Alain Ernest Wertheimer (born 28 September 1948) is a French billionaire businessman, based in New York City. He is the chairman and a controlling shareholder in Chanel, with his brother Gérard who chairs its watch division. As of October 2022, Wertheimer's net worth was estimated at US$40 billion by Bloomberg Billionaires Index, making him the 26th richest person in the world.

According to Forbes, Wertheimer is the 38th richest individual in the world. As of 25 December 2024, his estimated net worth is US$41.4 billion.

==Early life==
Wertheimer was born on 28 September 1948, to a Jewish family, the son of Jacques Wertheimer and Eliane Fischer.

==Career==
Wertheimer is the co-owner and chairman of Chanel.

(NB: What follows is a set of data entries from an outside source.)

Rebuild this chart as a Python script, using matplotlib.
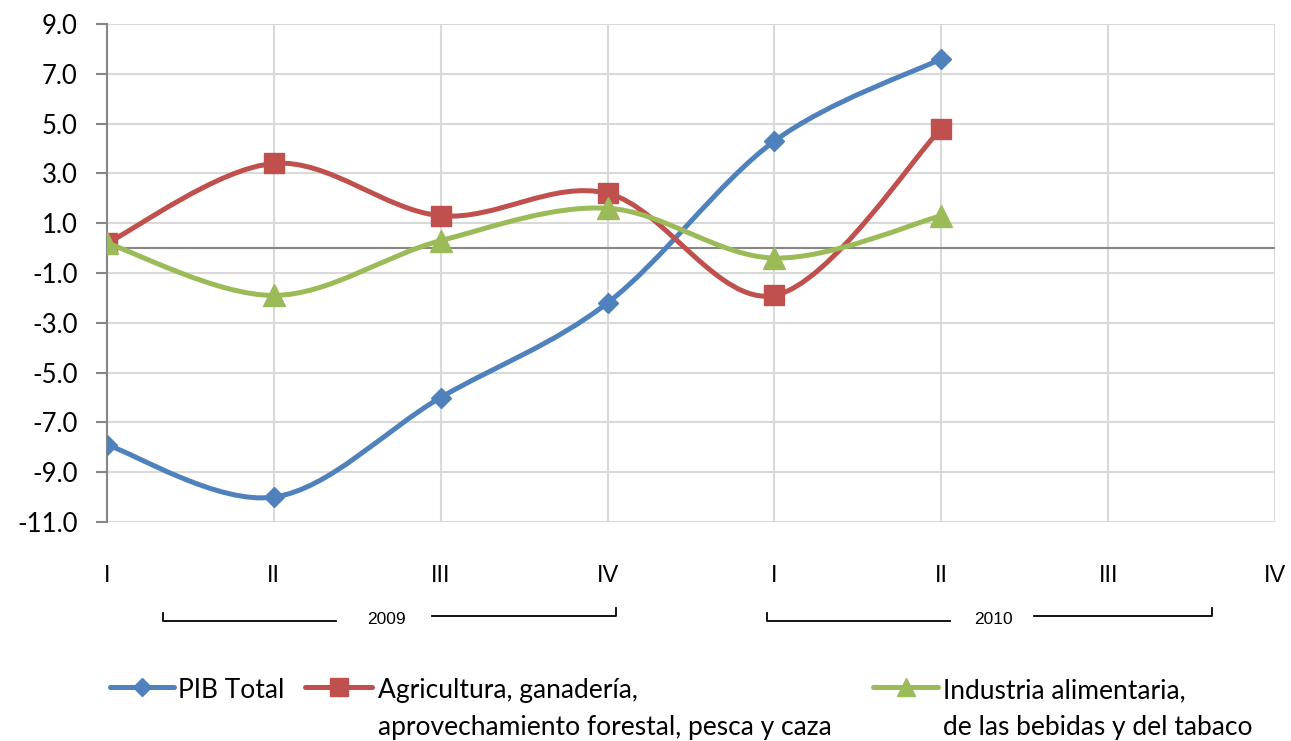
import matplotlib
matplotlib.use("Agg")
import matplotlib.pyplot as plt
import numpy as np
from matplotlib.path import Path
from matplotlib.patches import PathPatch
from matplotlib.lines import Line2D

# Data
quarters = ["I", "II", "III", "IV", "I", "II", "III", "IV"]
years = ["2009", "2010"]
pib_total = [-7.9, -10.0, -6.0, -2.2, 4.3, 7.6]
agricultura = [0.2, 3.4, 1.3, 2.2, -1.9, 4.8]
industria = [0.2, -1.9, 0.3, 1.6, -0.4, 1.3]

series_labels = [
    ["PIB Total"],
    ["Agricultura, ganadería,", "aprovechamiento forestal, pesca y caza"],
    ["Industria alimentaria,", "de las bebidas y del tabaco"],
]
colors = ["#4F81BD", "#C0504D", "#9BBB59"]
markers = ["D", "s", "^"]
msizes = [10.5, 15, 16]

W, H = 1291, 741
fig = plt.figure(figsize=(W / 100, H / 100), dpi=100)
ax = fig.add_axes([107 / W, 1 - 522 / H, (1275 - 107) / W, (522 - 24) / H])


def smooth_path(xs, ys, t=1 / 6):
    # Excel-like smoothed line: cubic Bezier through the points
    pts = np.column_stack([xs, ys]).astype(float)
    n = len(pts)
    verts = [pts[0]]
    codes = [Path.MOVETO]
    for i in range(n - 1):
        p0 = pts[i - 1] if i > 0 else pts[i]
        p3 = pts[i + 2] if i + 2 < n else pts[i + 1]
        c1 = pts[i] + (pts[i + 1] - p0) * t
        c2 = pts[i + 1] - (p3 - pts[i]) * t
        verts += [c1, c2, pts[i + 1]]
        codes += [Path.CURVE4] * 3
    return Path(verts, codes)


# Grid
ax.set_xlim(0, 7)
ax.set_ylim(-11, 9)
ax.set_yticks(np.arange(-11, 10, 2))
ax.set_yticklabels([f"{v:.1f}" for v in np.arange(-11, 10, 2)])
ax.set_xticks(range(len(quarters)))
ax.set_xticklabels(quarters)
ax.grid(True, color="#D9D9D9", linewidth=1.5)
ax.set_axisbelow(True)
for s in ["top", "right", "bottom"]:
    ax.spines[s].set_visible(False)
ax.spines["left"].set_color("#868686")
ax.spines["left"].set_linewidth(1.5)
ax.axhline(0, color="#868686", linewidth=1.5, zorder=1.5)

ax.tick_params(axis="y", length=8, width=1.5, color="#868686", pad=13,
               labelsize=18.5)
ax.tick_params(axis="x", length=0, pad=31, labelsize=17)
for lab in ax.get_yticklabels():
    lab.set_family("Lato")
for lab in ax.get_xticklabels():
    lab.set_family("Liberation Sans")

# Series
x = np.arange(len(pib_total))
for vals, c, m, ms in zip([pib_total, agricultura, industria], colors, markers, msizes):
    ax.add_patch(PathPatch(smooth_path(x, vals), facecolor="none", edgecolor=c,
                           linewidth=3.6, capstyle="round", zorder=3))
    ax.plot(x, vals, linestyle="none", marker=m, markersize=ms, color=c, zorder=3)

# Year brackets below the axis
trans = ax.get_xaxis_transform()


def px2ax(py):
    return (522 - py) / 498


def px2x(px):
    return (px - 107) / (1168 / 7)


brackets = [(163, 336, 365, 407, 432, 616), (767, 950, 972, 1014, 1034, 1212)]
for yr, (l0, l1, t0, t1, r0, r1) in zip(years, brackets):
    yl, yr_ = px2ax(621), px2ax(616)
    ax.plot([px2x(l0), px2x(l0), px2x(l1)], [yl + 0.016, yl, yl], color="black",
            linewidth=1.3, transform=trans, clip_on=False)
    ax.plot([px2x(r0), px2x(r1), px2x(r1)], [yr_, yr_, yr_ + 0.016], color="black",
            linewidth=1.3, transform=trans, clip_on=False)
    ax.text(px2x((t0 + t1) / 2), px2ax(620), yr, transform=trans, ha="center",
            va="center", fontsize=12.5, family="Liberation Sans")

# Legend drawn by hand to match layout
leg_y = 1 - 687 / H
handles = [(110, 174, 178), (305, 372, 378), (873, 938, 943)]
for (h0, h1, tx), lines, c, m, ms in zip(handles, series_labels, colors, markers, msizes):
    fig.add_artist(Line2D([h0 / W, h1 / W], [leg_y, leg_y], color=c, linewidth=3.6,
                          solid_capstyle="round", transform=fig.transFigure))
    fig.add_artist(Line2D([(h0 + h1) / 2 / W], [leg_y], color=c, marker=m,
                          markersize=ms * 0.85, transform=fig.transFigure))
    for k, line in enumerate(lines):
        fig.text(tx / W, 1 - (698 + 37 * k) / H, line, ha="left", va="baseline",
                 fontsize=19, family="Lato")

fig.savefig("out.png", dpi=100)
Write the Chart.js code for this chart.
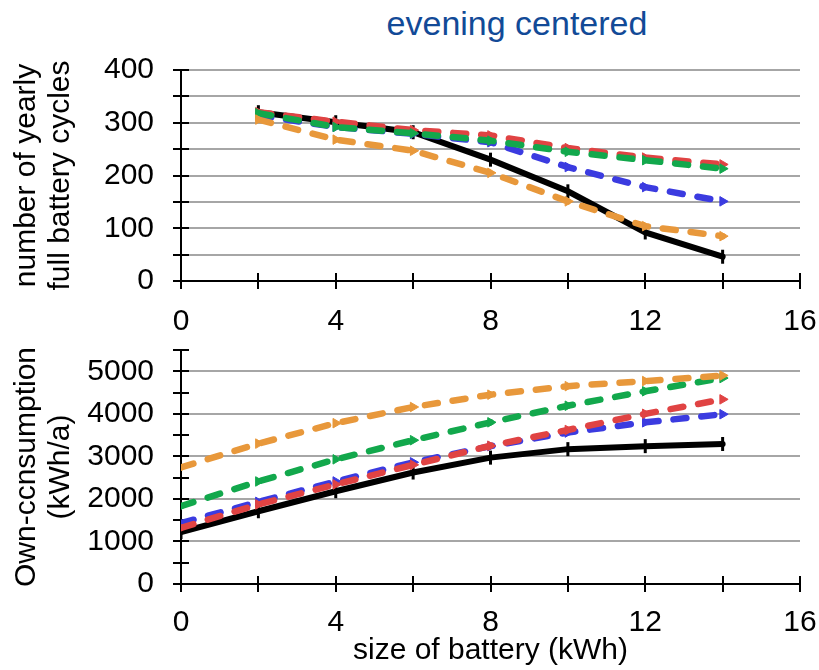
<!DOCTYPE html>
<html>
<head>
<meta charset="utf-8">
<script src="https://cdn.jsdelivr.net/npm/chart.js@4.4.1/dist/chart.umd.min.js"></script>
<style>
  body { margin: 0; background: #fff; }
  #wrap { position: relative; width: 819px; height: 670px; }
  #title {
    position: absolute; left: 0; top: 6px; width: 1034px;
    text-align: center; font: 34px/34px "Liberation Sans", Arial, sans-serif; color: #124a97;
  }
  canvas { position: absolute; left: 0; }
  #chart-cycles { top: 0; }
  #chart-own { top: 340px; }
</style>
</head>
<body>
<div id="wrap">
  <div id="title">evening centered</div>
  <canvas id="chart-cycles" width="819" height="340"></canvas>
  <canvas id="chart-own" width="819" height="330"></canvas>
</div>
<script>
// battery sizes (kWh)
const sizesCycles = [2, 4, 6, 8, 10, 12, 14];
const sizesOwn = [0, 2, 4, 6, 8, 10, 12, 14];

// yearly full battery cycles
const cyclesBlack = [320, 301, 282, 230, 170, 92, 46];
const cyclesRed = [320, 302, 286, 276, 252, 234, 221];
const cyclesGreen = [318, 292, 280, 266, 245, 229, 213];
const cyclesBlue = [314, 292, 279, 263, 216, 178, 151];
const cyclesOrange = [306, 268, 247, 205, 151, 104, 85];

// own consumption (kWh/a)
const ownBlack = [1220, 1710, 2180, 2620, 2970, 3170, 3240, 3290];
const ownRed = [1320, 1870, 2340, 2800, 3250, 3620, 4000, 4340];
const ownBlue = [1430, 1930, 2410, 2860, 3240, 3560, 3800, 3990];
const ownGreen = [1830, 2410, 2930, 3380, 3800, 4190, 4530, 4840];
const ownOrange = [2740, 3300, 3780, 4160, 4450, 4650, 4770, 4900];

const FONT = "'Liberation Sans', Arial, sans-serif";
const GRID = "#a6a6a6";

// black is solid, others dashed; lower order = drawn on top
const styles = {
  black: { color: "#000000", dash: [], order: 5, point: "line", width: 6 },
  blue: { color: "#3b3be0", dash: [13, 15], order: 4, point: "triangle", width: 6.5 },
  red: { color: "#e04343", dash: [13, 15], order: 3, point: "triangle", width: 6.5 },
  green: { color: "#12a84c", dash: [13, 15], order: 2, point: "triangle", width: 6.5 },
  orange: { color: "#e8983b", dash: [13, 15], order: 1, point: "triangle", width: 6.5 },
};

function makeDataset(name, xs, ys) {
  const s = styles[name];
  return {
    label: name,
    data: xs.map((x, i) => ({ x: x, y: ys[i] })),
    borderColor: s.color,
    backgroundColor: s.color,
    borderWidth: s.width,
    borderDash: s.dash,
    borderCapStyle: "round",
    order: s.order,
    pointStyle: s.point,
    pointRotation: 90,
    pointRadius: s.point === "line" ? 7 : 5.5,
    pointBorderWidth: s.point === "line" ? 3 : 1,
    tension: 0,
  };
}

// tick marks crossing the axis lines
const crossTicks = {
  id: "crossTicks",
  beforeDatasetsDraw(chart) {
    const c = chart.ctx;
    const x = chart.scales.x, y = chart.scales.y;
    const a = chart.chartArea;
    c.save();
    c.strokeStyle = "#000";
    c.lineWidth = 2;
    c.beginPath();
    y.ticks.forEach((t) => {
      const p = Math.round(y.getPixelForValue(t.value));
      c.moveTo(a.left - 8, p);
      c.lineTo(a.left + 8, p);
    });
    x.ticks.forEach((t) => {
      const p = Math.round(x.getPixelForValue(t.value));
      c.moveTo(p, a.bottom - 8);
      c.lineTo(p, a.bottom + 8);
    });
    c.stroke();
    c.restore();
  },
};

function xScale(labelPad, axisHeight, title) {
  return {
    type: "linear",
    min: 0,
    max: 16,
    ticks: {
      stepSize: 2,
      autoSkip: false,
      maxRotation: 0,
      padding: labelPad,
      color: "#000",
      font: { family: FONT, size: 30 },
      callback: (v) => (v % 4 === 0 ? v : ""),
    },
    grid: { display: false, drawTicks: false },
    border: { color: "#000", width: 2 },
    title: title
      ? { display: true, text: title, color: "#000", font: { family: FONT, size: 30, lineHeight: 1.2 }, padding: { top: 0, bottom: 1 } }
      : { display: false },
    afterFit: (s) => {
      s.height = axisHeight;
      s.paddingLeft = 0;
      s.paddingRight = 0;
    },
  };
}

function yScale(max, step, labelStep, allGrid, titleLines) {
  return {
    min: 0,
    max: max,
    ticks: {
      stepSize: step,
      autoSkip: false,
      padding: 27,
      color: "#000",
      font: { family: FONT, size: 30 },
      callback: (v) => (v % labelStep === 0 ? v : ""),
    },
    grid: {
      drawTicks: false,
      lineWidth: 2,
      color: (ctx) => {
        const v = ctx.tick ? ctx.tick.value : 0;
        if (v === 0) return "rgba(0,0,0,0)";
        return allGrid || v % labelStep === 0 ? GRID : "rgba(0,0,0,0)";
      },
    },
    border: { color: "#000", width: 2 },
    title: {
      display: true,
      text: titleLines,
      color: "#000",
      font: { family: FONT, size: 30, lineHeight: 1.15 },
      padding: { top: 9, bottom: 0 },
    },
    afterFit: (s) => {
      s.width = 181;
      s.paddingTop = 0;
      s.paddingBottom = 0;
    },
  };
}

function baseOptions(pad, scales) {
  return {
    responsive: false,
    animation: false,
    layout: { padding: pad },
    plugins: { legend: { display: false }, tooltip: { enabled: false } },
    scales: scales,
  };
}

new Chart(document.getElementById("chart-cycles"), {
  type: "line",
  data: {
    datasets: [
      makeDataset("black", sizesCycles, cyclesBlack),
      makeDataset("blue", sizesCycles, cyclesBlue),
      makeDataset("red", sizesCycles, cyclesRed),
      makeDataset("green", sizesCycles, cyclesGreen),
      makeDataset("orange", sizesCycles, cyclesOrange),
    ],
  },
  options: baseOptions(
    { left: 0, right: 19, top: 70, bottom: 0 },
    {
      x: xScale(23, 59, null),
      y: yScale(400, 50, 100, true, ["number of yearly", "full battery cycles"]),
    }
  ),
  plugins: [crossTicks],
});

new Chart(document.getElementById("chart-own"), {
  type: "line",
  data: {
    datasets: [
      makeDataset("black", sizesOwn, ownBlack),
      makeDataset("blue", sizesOwn, ownBlue),
      makeDataset("red", sizesOwn, ownRed),
      makeDataset("green", sizesOwn, ownGreen),
      makeDataset("orange", sizesOwn, ownOrange),
    ],
  },
  options: baseOptions(
    { left: 0, right: 19, top: 8, bottom: 0 },
    {
      x: xScale(21, 86, "size of battery (kWh)"),
      y: yScale(5500, 500, 1000, false, ["Own-ccnsumption", "(kWh/a)"]),
    }
  ),
  plugins: [crossTicks],
});
</script>
</body>
</html>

The privately held company is run by Alain who has presided over the acquisition of several non-Chanel brands, including Eres Lingerie and beachwear, Tanner Krolle saddles and leather goods, and (from 1989 to 2021) Holland & Holland, a British gunmaker. (He sold his ownership of Holland & Holland to Beretta Holding in 2021.)

Based in France, the Wertheimer brothers own French vineyards including Château Rauzan-Ségla in Margaux, and Château Canon in Saint-Émilion.

Both brothers are equestrians who also inherited and operate a Thoroughbred horse racing stable they call La Presle Farm or Wertheimer farm for racing in the United States and is known as Wertheimer et Frère partnership in France.

==Personal life==
Wertheimer is married to Brigitte Laloum; they have three children. He and his wife live in New York City.

Alain and his brothers own vineyards in France and Napa Valley, California.

The fortune of Alain and Gérard is managed by their family office, Mousse Partners.